= Job =
Output the first line of the listing and each line after it, up to and including the line that contains "import * as", exactly as written, minus the pictures.

= Available records =
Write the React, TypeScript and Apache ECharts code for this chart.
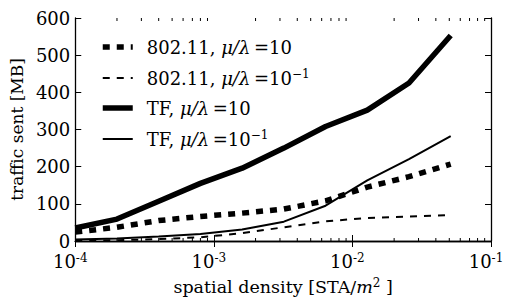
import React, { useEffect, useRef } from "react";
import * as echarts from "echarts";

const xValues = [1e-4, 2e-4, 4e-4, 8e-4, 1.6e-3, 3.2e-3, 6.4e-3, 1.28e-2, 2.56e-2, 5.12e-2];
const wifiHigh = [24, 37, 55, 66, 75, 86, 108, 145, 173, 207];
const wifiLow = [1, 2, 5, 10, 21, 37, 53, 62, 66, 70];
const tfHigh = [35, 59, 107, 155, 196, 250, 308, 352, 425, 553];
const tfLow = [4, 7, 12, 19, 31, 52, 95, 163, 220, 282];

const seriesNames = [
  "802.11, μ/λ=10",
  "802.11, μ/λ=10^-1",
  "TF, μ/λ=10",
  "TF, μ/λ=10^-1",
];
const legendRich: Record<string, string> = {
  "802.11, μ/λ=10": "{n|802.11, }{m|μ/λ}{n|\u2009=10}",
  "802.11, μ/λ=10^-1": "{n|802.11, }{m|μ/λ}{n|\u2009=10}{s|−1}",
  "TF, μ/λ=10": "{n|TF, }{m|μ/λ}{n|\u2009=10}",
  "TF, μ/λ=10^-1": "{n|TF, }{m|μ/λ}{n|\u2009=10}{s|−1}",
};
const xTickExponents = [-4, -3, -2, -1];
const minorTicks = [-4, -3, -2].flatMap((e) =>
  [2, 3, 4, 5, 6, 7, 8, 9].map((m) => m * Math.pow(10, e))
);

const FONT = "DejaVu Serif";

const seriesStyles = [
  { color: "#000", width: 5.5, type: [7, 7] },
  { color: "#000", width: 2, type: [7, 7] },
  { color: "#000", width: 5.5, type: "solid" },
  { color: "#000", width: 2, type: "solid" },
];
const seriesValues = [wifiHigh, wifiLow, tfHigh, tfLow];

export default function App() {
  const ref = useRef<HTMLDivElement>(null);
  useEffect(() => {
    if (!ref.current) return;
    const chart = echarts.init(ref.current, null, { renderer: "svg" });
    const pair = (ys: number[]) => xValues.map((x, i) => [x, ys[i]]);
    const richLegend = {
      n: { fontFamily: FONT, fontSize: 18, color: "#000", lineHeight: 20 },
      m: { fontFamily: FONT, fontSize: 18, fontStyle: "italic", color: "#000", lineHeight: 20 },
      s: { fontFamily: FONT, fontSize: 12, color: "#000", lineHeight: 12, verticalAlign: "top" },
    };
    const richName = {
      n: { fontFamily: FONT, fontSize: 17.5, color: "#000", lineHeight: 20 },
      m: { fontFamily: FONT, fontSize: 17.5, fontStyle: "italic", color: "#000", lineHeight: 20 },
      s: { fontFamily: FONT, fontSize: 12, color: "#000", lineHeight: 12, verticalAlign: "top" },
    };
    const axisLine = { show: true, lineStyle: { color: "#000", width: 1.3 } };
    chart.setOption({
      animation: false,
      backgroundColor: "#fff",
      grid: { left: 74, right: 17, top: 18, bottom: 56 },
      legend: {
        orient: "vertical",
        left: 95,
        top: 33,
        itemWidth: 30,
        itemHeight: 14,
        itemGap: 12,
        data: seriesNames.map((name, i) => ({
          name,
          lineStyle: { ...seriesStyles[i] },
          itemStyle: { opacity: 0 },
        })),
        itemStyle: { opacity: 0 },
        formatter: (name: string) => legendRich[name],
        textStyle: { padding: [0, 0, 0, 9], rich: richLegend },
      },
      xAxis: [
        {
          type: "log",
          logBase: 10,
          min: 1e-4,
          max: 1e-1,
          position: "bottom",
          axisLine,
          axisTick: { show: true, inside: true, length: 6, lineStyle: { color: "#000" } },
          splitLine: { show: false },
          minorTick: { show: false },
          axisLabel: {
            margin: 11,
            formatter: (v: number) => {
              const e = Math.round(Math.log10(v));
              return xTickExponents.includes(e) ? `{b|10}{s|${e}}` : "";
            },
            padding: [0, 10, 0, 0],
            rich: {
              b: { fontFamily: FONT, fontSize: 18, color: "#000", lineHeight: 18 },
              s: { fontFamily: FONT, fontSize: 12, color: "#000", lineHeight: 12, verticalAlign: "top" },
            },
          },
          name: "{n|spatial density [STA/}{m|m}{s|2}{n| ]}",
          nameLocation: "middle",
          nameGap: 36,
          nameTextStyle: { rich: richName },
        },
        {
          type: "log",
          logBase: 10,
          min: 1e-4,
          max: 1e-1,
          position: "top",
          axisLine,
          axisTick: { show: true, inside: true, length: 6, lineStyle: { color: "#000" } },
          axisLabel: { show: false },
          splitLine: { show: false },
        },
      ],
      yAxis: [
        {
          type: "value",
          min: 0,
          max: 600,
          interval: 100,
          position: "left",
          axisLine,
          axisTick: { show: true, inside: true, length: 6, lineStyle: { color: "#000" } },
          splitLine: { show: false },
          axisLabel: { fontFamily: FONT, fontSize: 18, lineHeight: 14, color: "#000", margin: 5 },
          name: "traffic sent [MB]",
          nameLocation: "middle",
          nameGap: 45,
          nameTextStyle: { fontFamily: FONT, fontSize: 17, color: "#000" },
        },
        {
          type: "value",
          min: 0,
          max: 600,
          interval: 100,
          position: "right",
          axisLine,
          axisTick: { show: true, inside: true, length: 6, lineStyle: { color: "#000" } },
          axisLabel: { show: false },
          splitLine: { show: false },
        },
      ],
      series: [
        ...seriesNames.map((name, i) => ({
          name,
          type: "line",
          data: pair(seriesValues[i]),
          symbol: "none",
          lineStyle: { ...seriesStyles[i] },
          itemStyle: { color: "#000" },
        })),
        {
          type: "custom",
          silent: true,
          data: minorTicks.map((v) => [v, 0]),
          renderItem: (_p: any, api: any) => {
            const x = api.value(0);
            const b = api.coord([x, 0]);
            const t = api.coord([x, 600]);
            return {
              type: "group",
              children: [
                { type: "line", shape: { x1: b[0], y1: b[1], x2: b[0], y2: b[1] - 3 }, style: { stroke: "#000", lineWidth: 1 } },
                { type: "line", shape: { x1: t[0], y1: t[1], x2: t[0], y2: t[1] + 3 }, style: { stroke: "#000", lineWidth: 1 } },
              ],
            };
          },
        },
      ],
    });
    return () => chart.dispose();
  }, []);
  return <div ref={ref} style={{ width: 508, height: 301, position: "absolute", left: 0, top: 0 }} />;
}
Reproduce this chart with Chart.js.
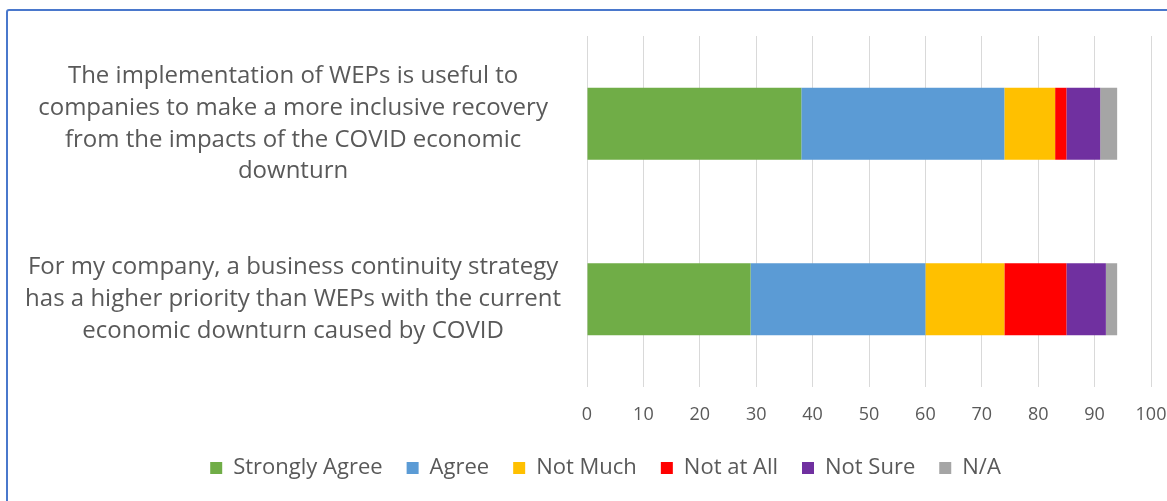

= Result of this exercise =
Write the React, TypeScript and Apache ECharts code for this chart.
import React, { useEffect, useRef } from "react";
import * as echarts from "echarts";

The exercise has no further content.